“Giver of life, come and dwell in us.”
Today the Russian Orthodox Church continues its celebration of the Holy Spirit, inasmuch as today we are commemorating all the saints who have shown forth by the Holy Spirit in the Russian land. We prayerfully honor our Russian saints, who acquired the grace of the Holy Spirit while still living on earth.

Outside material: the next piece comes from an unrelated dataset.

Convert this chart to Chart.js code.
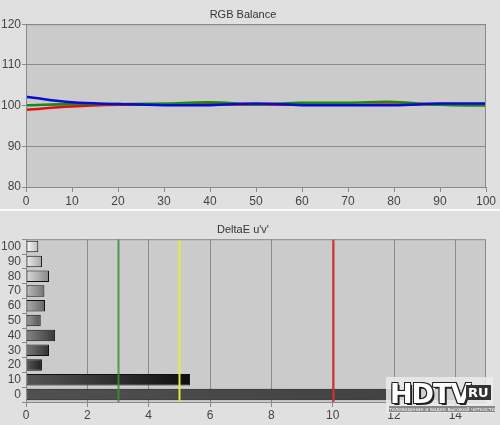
<!DOCTYPE html>
<html>
<head>
<meta charset="utf-8">
<script src="https://cdn.jsdelivr.net/npm/chart.js@4/dist/chart.umd.min.js"></script>
<style>
  body { margin: 0; background: #e0e0e0; width: 500px; height: 425px; overflow: hidden; position: relative; font-family: "Liberation Sans", sans-serif; }
  #rgbWrap { position: absolute; left: 0; top: 0; width: 500px; height: 208px; }
  #sep { position: absolute; left: 0; top: 209px; width: 500px; height: 2px; background: #fafafa; }
  #deWrap { position: absolute; left: 0; top: 212px; width: 500px; height: 213px; }
  #logo { position: absolute; left: 386px; top: 377px; width: 107px; height: 36px; background: rgba(235,235,235,0.85); }
  #logo .big { position: absolute; left: 4px; top: 1px; font: bold 27px "DejaVu Sans", sans-serif; color: #fff; letter-spacing: -1px;
    text-shadow: 1px 1px 0 #222, -1px -1px 0 #222, 1px -1px 0 #222, -1px 1px 0 #222, 2px 2px 0 #222; }
  #logo .ru { position: absolute; left: 80px; top: 8px; font: bold 13px "DejaVu Sans", sans-serif; color: #fff; background: #333; padding: 0 2px; }
  #logo .sub { position: absolute; left: 3px; top: 29px; font: 5px "DejaVu Sans", sans-serif; color: #fff; background: #888; white-space: nowrap; }
</style>
</head>
<body>
<div id="rgbWrap"><canvas id="rgbChart"></canvas></div>
<div id="sep"></div>
<div id="deWrap"><canvas id="deChart"></canvas></div>
<div id="logo"><span class="big">HDTV</span><span class="ru">RU</span><span class="sub">телевидение и видео высокой четкости</span></div>
<script>
// RGB balance readings, percent of target, at each stimulus level
const levels = [0, 10, 20, 30, 40, 50, 60, 70, 80, 90, 100];
const redValues = [99.0, 99.8, 100.2, 100.3, 100.4, 100.3, 100.3, 100.2, 100.3, 100.4, 100.3];
const greenValues = [100.1, 100.4, 100.4, 100.5, 100.8, 100.3, 100.7, 100.7, 100.9, 100.2, 100.0];
const blueValues = [102.2, 100.8, 100.4, 100.1, 100.1, 100.5, 100.1, 100.1, 100.1, 100.5, 100.5];
const rgbTicks = [80, 90, 100, 110, 120];

// DeltaE u'v' per grey level (top to bottom: 100 .. 0)
const deCategories = ['100', '90', '80', '70', '60', '50', '40', '30', '20', '10', '0'];
const deValues = [0.4, 0.52, 0.75, 0.6, 0.62, 0.48, 0.95, 0.75, 0.52, 5.35, 15.3];
const deTicks = [0, 2, 4, 6, 8, 10, 12, 14];
const thresholds = [3, 5, 10];

// bar shading: [left grey, right grey] per category
const barShades = [
    [255, 185], [238, 165], [220, 135], [190, 115], [175, 100], [155, 85],
    [135, 55], [120, 50], [90, 30], [85, 15], [80, 62]
];
const thresholdColors = ['rgba(60,140,60,0.85)', '#e8e840', '#d83030'];

const axisFont = { family: 'Liberation Sans', size: 12 };
const textColor = '#444';
const gridColor = '#8a8a8a';

// fills the plot area and draws its frame
const plotBackground = {
    id: 'plotBackground',
    beforeDraw(chart) {
        const a = chart.chartArea;
        const c = chart.ctx;
        c.save();
        c.fillStyle = '#cbcbcb';
        c.fillRect(a.left, a.top, a.right - a.left, a.bottom - a.top);
        c.restore();
    },
    afterDraw(chart) {
        const a = chart.chartArea;
        const c = chart.ctx;
        c.save();
        c.strokeStyle = gridColor;
        c.lineWidth = 1;
        c.strokeRect(a.left + 0.5, a.top + 0.5, a.right - a.left - 1, a.bottom - a.top);
        c.restore();
    }
};

// vertical threshold lines on the DeltaE chart
const thresholdLines = {
    id: 'thresholdLines',
    afterDatasetsDraw(chart) {
        const a = chart.chartArea;
        const c = chart.ctx;
        const xs = chart.scales.x;
        c.save();
        thresholds.forEach((t, i) => {
            const x = Math.round(xs.getPixelForValue(t)) + 0.5;
            c.strokeStyle = thresholdColors[i];
            c.lineWidth = 2;
            c.beginPath();
            c.moveTo(x, a.top);
            c.lineTo(x, a.bottom);
            c.stroke();
        });
        c.restore();
    }
};

// order: lower numbers are drawn on top (blue over green over red)
function rgbSet(label, data, color, order) {
    return {
        label: label,
        data: data,
        borderColor: color,
        borderWidth: 2.5,
        pointRadius: 0,
        tension: 0.4,
        fill: false,
        order: order
    };
}

new Chart(document.getElementById('rgbChart'), {
    type: 'line',
    data: {
        labels: levels,
        datasets: [
            rgbSet('Red', redValues, '#e01010', 3),
            rgbSet('Green', greenValues, '#188a18', 2),
            rgbSet('Blue', blueValues, '#0a0ad0', 1)
        ]
    },
    options: {
        responsive: true,
        maintainAspectRatio: false,
        animation: false,
        layout: { padding: { left: 0, right: 14, top: 0, bottom: 0 } },
        plugins: {
            legend: { display: false },
            tooltip: { enabled: false },
            title: {
                display: true,
                text: 'RGB Balance',
                color: '#333',
                font: { family: 'Liberation Sans', size: 11, weight: 'normal' },
                padding: { top: 8, bottom: 3 }
            }
        },
        scales: {
            x: {
                type: 'linear',
                min: 0,
                max: 100,
                afterBuildTicks: s => { s.ticks = levels.map(v => ({ value: v })); },
                afterFit: s => { s.height = 21; },
                grid: { drawOnChartArea: false, color: gridColor, tickLength: 5 },
                border: { display: false },
                ticks: { color: textColor, font: axisFont, padding: 2, maxRotation: 0 }
            },
            y: {
                min: 80,
                max: 120,
                afterBuildTicks: s => { s.ticks = rgbTicks.map(v => ({ value: v })); },
                afterFit: s => { s.width = 26; },
                grid: { color: gridColor, tickLength: 4 },
                border: { display: false },
                ticks: { color: textColor, font: axisFont, padding: 1 }
            }
        }
    },
    plugins: [plotBackground]
});

new Chart(document.getElementById('deChart'), {
    type: 'bar',
    data: {
        labels: deCategories,
        datasets: [{
            label: "DeltaE u'v'",
            data: deValues,
            backgroundColor: function (ctx) {
                const chart = ctx.chart;
                if (!chart.chartArea) return '#888';
                const xs = chart.scales.x;
                const x0 = xs.getPixelForValue(0);
                const x1 = xs.getPixelForValue(Math.min(ctx.raw, 15));
                const s = barShades[ctx.dataIndex];
                const g = chart.ctx.createLinearGradient(x0, 0, x1, 0);
                g.addColorStop(0, `rgb(${s[0]},${s[0]},${s[0]})`);
                g.addColorStop(1, `rgb(${s[1]},${s[1]},${s[1]})`);
                return g;
            },
            borderColor: '#111',
            borderWidth: 1,
            borderSkipped: false,
            barPercentage: 0.78,
            categoryPercentage: 1
        }]
    },
    options: {
        indexAxis: 'y',
        responsive: true,
        maintainAspectRatio: false,
        animation: false,
        layout: { padding: { left: 0, right: 14, top: 0, bottom: 0 } },
        plugins: {
            legend: { display: false },
            tooltip: { enabled: false },
            title: {
                display: true,
                text: "DeltaE u'v'",
                color: '#333',
                font: { family: 'Liberation Sans', size: 11, weight: 'normal' },
                padding: { top: 11, bottom: 3 }
            }
        },
        scales: {
            x: {
                type: 'linear',
                min: 0,
                max: 15,
                afterBuildTicks: s => { s.ticks = deTicks.map(v => ({ value: v })); },
                afterFit: s => { s.height = 23; },
                grid: { color: gridColor, tickLength: 5 },
                border: { display: false },
                ticks: { color: textColor, font: axisFont, padding: 1, maxRotation: 0 }
            },
            y: {
                afterFit: s => { s.width = 26; },
                grid: { offset: true, drawOnChartArea: false, color: gridColor, tickLength: 4 },
                border: { display: false },
                ticks: { color: textColor, font: axisFont, padding: 1, autoSkip: false }
            }
        }
    },
    plugins: [plotBackground, thresholdLines]
});
</script>
</body>
</html>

Christianity is not a doctrine, but life in the Holy Spirit, Who is the Giver of this life. He gives people a new spiritual birth, filling the entire human person with His grace: his soul, his mind, and his body. Therefore, the Holy Church glorifies the saints not for their teaching, but for their spiritual life. The majority of Russians who came before us – our grandfathers and great-grandfathers – were unlettered. They did not study, say, the geography and history of Russia. But they did know Kiev, for instance, through Sts. Anthony and Theodosius of the Caves; they knew the Trinity Lavra (Sergiev Posad) and Moscow through St. Sergius and the Holy Hierarchs of Moscow. They heard of Solovki in connection with Sts. Zosima and Savvaty; for them the Siberian lands were connected with the names of Sts. Symeon of Verkhotursk and Innocent of Irktusk. From year to year, and from century to century, our ancestors visited the holy places that had been glorified by the ascetic struggles of God’s saints; and here, in these holy places, the multitude of miracles about which Christ speaks in the Gospel was performed: the blind see, the lame walk, the lepers are cleansed, the deaf hear, the dead are raised, to the poor the gospel is preached (Luke 7:22).
Our holy God-pleasers taught people not by words, but by their God-pleasing lives and by the acquisition of the gifts of the Holy Spirit. This, in the words of St. Seraphim of Sarov, is the meaning and purpose of the Christian life: “Acquire the Holy Spirit and your entire life will become renewed and holy.” Elder Silouan, the Athonite ascetic, writes that the saints live in a different world, where they see God’s glory and the beauty of God’s face by the Holy Spirit. They see our lives and deeds, too, in that same Holy Spirit. They know our sorrows, hear our fervent prayers, and help us by their love. They see and know how we are worn out from sorrows, how our interior lives have withered, and how despondency has gripped our souls – and they intercede for us before God. They regret that people live without mutual love, since people do not know that, if only they would love one other, the earth would be freed from sin and filled to overflowing with the joy and gladness of the Holy Spirit.
Dear brother and sisters! Love the Church of God, for only in the Church does the Holy Spirit teach, enlighten, and nourish us. Read the Holy Scriptures and the lives of saints more often, drawing grace-filled help from them.